> [Required task] Line by line, repeat the data below exactly, beginning at the first line and ending at the line with "var yTicks = [1, 2, 3, 4, 5, 6, 7, 8, 9, 10];". Omit pictures.

+++ Supplied data

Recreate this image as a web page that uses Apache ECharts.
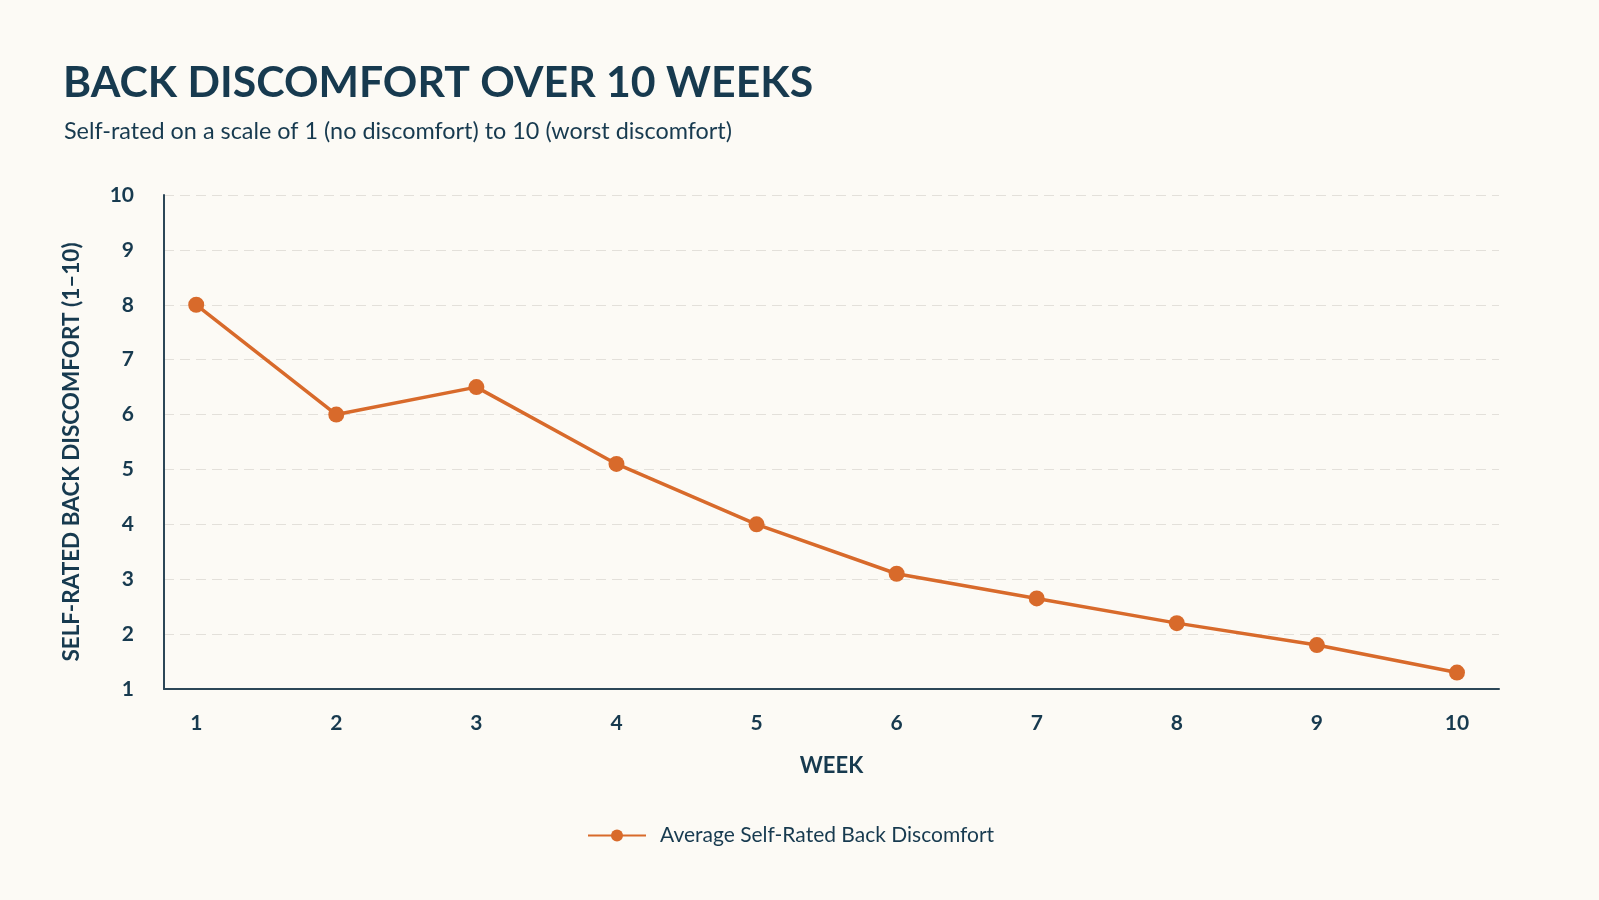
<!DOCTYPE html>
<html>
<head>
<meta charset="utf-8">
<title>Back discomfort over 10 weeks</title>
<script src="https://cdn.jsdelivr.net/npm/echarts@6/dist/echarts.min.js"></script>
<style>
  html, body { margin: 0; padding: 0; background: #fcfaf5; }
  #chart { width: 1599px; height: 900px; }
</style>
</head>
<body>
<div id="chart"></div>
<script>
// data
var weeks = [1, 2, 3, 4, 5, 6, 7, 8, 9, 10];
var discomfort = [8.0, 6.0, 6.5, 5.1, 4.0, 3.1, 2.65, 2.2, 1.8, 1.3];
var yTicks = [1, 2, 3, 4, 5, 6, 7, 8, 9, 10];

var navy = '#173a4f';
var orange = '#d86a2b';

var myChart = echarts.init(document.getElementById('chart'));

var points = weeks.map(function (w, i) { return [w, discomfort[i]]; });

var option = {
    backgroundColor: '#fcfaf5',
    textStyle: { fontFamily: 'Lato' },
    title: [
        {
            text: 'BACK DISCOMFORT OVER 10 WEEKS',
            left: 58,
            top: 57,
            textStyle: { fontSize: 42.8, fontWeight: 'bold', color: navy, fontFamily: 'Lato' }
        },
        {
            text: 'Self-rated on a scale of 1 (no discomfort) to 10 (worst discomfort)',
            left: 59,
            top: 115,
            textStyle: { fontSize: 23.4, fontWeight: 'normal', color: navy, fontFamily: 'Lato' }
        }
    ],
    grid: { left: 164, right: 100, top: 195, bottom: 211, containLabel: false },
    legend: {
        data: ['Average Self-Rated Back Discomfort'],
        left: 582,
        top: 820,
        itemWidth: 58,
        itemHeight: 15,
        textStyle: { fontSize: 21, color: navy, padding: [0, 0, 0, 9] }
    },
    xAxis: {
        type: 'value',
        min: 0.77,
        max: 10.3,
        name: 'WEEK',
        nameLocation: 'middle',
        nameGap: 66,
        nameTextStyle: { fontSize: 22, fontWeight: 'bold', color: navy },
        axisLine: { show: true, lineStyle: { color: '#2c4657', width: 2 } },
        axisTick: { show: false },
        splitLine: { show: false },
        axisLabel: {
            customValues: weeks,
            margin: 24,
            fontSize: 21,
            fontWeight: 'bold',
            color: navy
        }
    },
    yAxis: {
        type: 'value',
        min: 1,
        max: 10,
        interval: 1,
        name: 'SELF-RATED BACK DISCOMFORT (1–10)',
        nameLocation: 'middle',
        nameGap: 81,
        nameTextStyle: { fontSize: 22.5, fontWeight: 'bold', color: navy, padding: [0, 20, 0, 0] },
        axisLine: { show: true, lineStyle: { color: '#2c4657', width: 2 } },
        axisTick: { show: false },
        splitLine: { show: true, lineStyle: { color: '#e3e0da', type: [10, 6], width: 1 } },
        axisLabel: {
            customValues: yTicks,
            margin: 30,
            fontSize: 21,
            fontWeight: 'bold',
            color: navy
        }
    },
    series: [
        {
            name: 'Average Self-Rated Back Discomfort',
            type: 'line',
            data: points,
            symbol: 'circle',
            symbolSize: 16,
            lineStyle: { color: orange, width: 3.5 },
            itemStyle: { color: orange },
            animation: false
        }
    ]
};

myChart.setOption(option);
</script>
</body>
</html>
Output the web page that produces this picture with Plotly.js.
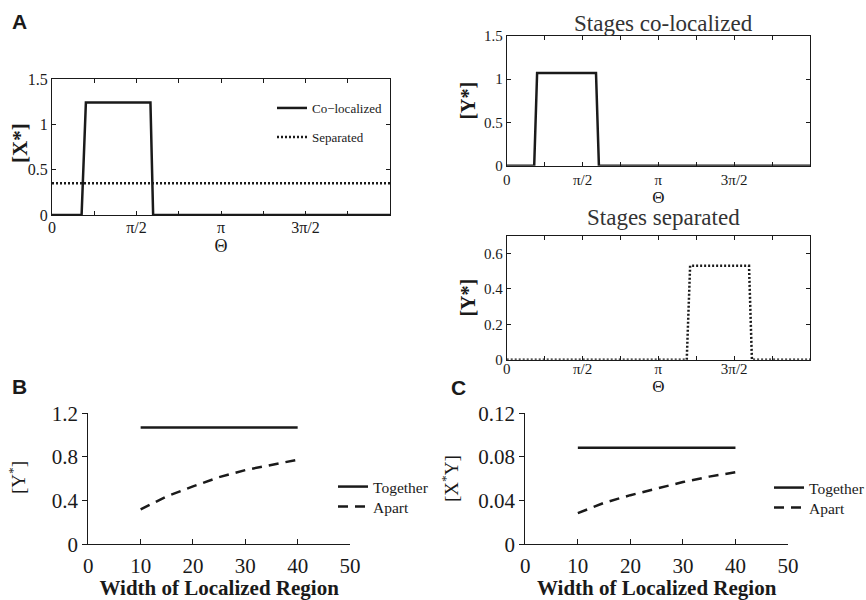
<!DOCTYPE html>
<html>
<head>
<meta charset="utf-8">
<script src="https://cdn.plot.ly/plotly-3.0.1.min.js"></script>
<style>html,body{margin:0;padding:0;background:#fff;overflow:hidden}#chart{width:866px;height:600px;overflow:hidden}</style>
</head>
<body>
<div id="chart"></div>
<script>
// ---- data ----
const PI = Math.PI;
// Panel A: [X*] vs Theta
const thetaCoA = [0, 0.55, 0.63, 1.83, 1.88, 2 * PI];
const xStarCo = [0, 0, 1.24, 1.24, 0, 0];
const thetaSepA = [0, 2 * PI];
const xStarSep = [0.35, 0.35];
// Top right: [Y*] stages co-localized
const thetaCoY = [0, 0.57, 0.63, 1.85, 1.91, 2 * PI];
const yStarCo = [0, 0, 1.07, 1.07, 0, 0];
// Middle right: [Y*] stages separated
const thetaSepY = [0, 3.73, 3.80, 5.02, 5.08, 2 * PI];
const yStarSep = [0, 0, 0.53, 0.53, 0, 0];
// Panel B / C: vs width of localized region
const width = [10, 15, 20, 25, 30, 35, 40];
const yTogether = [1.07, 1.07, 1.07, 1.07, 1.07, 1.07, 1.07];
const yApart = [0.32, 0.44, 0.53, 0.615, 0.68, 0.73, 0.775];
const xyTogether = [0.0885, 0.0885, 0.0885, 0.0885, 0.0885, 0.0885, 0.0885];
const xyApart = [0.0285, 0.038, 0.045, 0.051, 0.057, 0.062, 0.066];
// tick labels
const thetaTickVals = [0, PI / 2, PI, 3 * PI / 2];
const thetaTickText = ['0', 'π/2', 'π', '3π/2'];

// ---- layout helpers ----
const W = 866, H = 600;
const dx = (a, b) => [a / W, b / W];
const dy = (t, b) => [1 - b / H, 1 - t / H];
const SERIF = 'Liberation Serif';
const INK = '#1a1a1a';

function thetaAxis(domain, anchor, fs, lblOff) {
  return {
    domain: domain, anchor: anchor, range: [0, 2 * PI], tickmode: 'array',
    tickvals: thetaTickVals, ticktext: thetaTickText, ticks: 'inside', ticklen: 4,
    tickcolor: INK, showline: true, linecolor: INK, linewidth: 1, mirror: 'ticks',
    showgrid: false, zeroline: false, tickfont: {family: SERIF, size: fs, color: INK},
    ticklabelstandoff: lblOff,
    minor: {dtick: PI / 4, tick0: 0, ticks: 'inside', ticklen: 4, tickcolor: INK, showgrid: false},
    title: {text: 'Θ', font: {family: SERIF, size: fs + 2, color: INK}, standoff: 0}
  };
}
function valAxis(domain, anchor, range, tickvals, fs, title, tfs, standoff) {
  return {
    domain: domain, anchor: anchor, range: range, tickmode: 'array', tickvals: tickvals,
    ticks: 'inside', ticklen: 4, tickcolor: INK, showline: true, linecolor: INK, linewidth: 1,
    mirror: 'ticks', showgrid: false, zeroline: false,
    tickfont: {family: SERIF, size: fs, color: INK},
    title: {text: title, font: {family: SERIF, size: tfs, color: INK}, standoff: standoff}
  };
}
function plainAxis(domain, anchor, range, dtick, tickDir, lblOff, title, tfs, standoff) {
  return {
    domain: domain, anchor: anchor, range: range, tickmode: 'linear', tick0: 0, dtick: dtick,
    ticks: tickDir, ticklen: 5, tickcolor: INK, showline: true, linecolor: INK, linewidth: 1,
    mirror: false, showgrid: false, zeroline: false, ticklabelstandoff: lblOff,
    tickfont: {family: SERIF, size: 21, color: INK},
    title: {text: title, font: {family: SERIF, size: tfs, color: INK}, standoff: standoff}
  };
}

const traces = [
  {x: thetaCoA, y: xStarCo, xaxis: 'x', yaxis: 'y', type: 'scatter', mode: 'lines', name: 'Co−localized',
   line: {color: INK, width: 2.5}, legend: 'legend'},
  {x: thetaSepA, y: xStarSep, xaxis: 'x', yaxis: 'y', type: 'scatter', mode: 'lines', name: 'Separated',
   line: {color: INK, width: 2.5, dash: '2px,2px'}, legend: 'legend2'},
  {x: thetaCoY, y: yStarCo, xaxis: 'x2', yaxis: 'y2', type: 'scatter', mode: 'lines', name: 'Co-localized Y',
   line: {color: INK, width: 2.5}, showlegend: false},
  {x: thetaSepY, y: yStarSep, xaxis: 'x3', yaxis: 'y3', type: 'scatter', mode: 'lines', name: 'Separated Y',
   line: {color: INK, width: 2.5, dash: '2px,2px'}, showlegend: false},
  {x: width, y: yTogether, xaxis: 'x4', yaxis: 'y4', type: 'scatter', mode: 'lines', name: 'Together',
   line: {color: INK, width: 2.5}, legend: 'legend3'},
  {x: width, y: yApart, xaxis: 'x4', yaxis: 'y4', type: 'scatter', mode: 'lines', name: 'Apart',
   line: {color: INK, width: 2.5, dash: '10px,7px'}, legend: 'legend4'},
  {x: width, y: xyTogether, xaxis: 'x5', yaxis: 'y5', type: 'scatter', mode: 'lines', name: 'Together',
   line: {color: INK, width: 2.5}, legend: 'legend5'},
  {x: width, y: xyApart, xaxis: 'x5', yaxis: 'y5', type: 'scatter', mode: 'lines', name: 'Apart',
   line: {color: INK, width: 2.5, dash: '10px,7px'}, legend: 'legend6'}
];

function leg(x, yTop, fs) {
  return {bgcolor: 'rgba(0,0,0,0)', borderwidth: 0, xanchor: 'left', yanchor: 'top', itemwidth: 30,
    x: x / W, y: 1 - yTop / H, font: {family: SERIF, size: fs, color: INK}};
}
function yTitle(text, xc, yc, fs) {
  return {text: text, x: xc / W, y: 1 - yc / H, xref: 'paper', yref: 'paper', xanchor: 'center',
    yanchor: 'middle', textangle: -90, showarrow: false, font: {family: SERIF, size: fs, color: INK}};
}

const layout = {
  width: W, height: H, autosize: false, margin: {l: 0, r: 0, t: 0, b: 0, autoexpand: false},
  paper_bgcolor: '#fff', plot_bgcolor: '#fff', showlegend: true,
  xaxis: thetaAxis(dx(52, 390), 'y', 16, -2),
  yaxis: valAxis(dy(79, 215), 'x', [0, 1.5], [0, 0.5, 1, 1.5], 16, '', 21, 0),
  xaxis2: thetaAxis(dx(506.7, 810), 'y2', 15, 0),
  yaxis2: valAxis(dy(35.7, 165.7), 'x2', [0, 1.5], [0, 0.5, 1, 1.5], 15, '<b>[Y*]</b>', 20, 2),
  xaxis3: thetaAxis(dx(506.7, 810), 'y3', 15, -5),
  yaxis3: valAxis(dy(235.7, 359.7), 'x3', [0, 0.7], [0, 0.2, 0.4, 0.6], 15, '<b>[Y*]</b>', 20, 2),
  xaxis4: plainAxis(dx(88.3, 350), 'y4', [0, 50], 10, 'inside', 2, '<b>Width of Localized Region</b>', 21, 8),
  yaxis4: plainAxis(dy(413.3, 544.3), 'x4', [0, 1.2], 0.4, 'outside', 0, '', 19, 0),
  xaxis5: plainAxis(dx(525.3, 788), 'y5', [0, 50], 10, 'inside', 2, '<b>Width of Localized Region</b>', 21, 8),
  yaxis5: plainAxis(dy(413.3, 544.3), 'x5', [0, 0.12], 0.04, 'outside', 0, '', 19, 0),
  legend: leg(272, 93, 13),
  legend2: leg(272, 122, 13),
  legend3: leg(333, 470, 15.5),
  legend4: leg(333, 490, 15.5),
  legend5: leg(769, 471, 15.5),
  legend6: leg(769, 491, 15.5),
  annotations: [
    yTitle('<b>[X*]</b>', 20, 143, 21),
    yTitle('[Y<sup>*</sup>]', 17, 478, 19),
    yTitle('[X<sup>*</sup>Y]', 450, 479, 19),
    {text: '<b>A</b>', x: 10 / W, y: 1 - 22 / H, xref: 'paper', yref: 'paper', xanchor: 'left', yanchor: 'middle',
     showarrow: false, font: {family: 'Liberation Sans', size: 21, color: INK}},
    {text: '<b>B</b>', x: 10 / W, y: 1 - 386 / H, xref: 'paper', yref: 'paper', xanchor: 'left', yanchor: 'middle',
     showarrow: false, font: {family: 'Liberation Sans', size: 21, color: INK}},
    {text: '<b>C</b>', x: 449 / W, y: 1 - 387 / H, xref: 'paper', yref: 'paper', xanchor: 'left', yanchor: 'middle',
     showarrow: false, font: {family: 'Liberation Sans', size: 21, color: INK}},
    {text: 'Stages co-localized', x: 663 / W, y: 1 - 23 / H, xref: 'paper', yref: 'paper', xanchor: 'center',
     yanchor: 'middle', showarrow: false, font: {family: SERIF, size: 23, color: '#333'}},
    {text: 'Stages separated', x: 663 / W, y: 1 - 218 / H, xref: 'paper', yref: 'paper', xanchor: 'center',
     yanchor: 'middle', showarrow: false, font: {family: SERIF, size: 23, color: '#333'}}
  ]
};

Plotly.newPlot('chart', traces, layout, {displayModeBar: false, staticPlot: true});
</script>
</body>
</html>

++++++

> [Task solution]
Recreate this image as a web page that uses Apache ECharts.
<!DOCTYPE html>
<html>
<head>
<meta charset="utf-8">
<title>Back discomfort over 10 weeks</title>
<script src="https://cdn.jsdelivr.net/npm/echarts@6/dist/echarts.min.js"></script>
<style>
  html, body { margin: 0; padding: 0; background: #fcfaf5; }
  #chart { width: 1599px; height: 900px; }
</style>
</head>
<body>
<div id="chart"></div>
<script>
// data
var weeks = [1, 2, 3, 4, 5, 6, 7, 8, 9, 10];
var discomfort = [8.0, 6.0, 6.5, 5.1, 4.0, 3.1, 2.65, 2.2, 1.8, 1.3];
var yTicks = [1, 2, 3, 4, 5, 6, 7, 8, 9, 10];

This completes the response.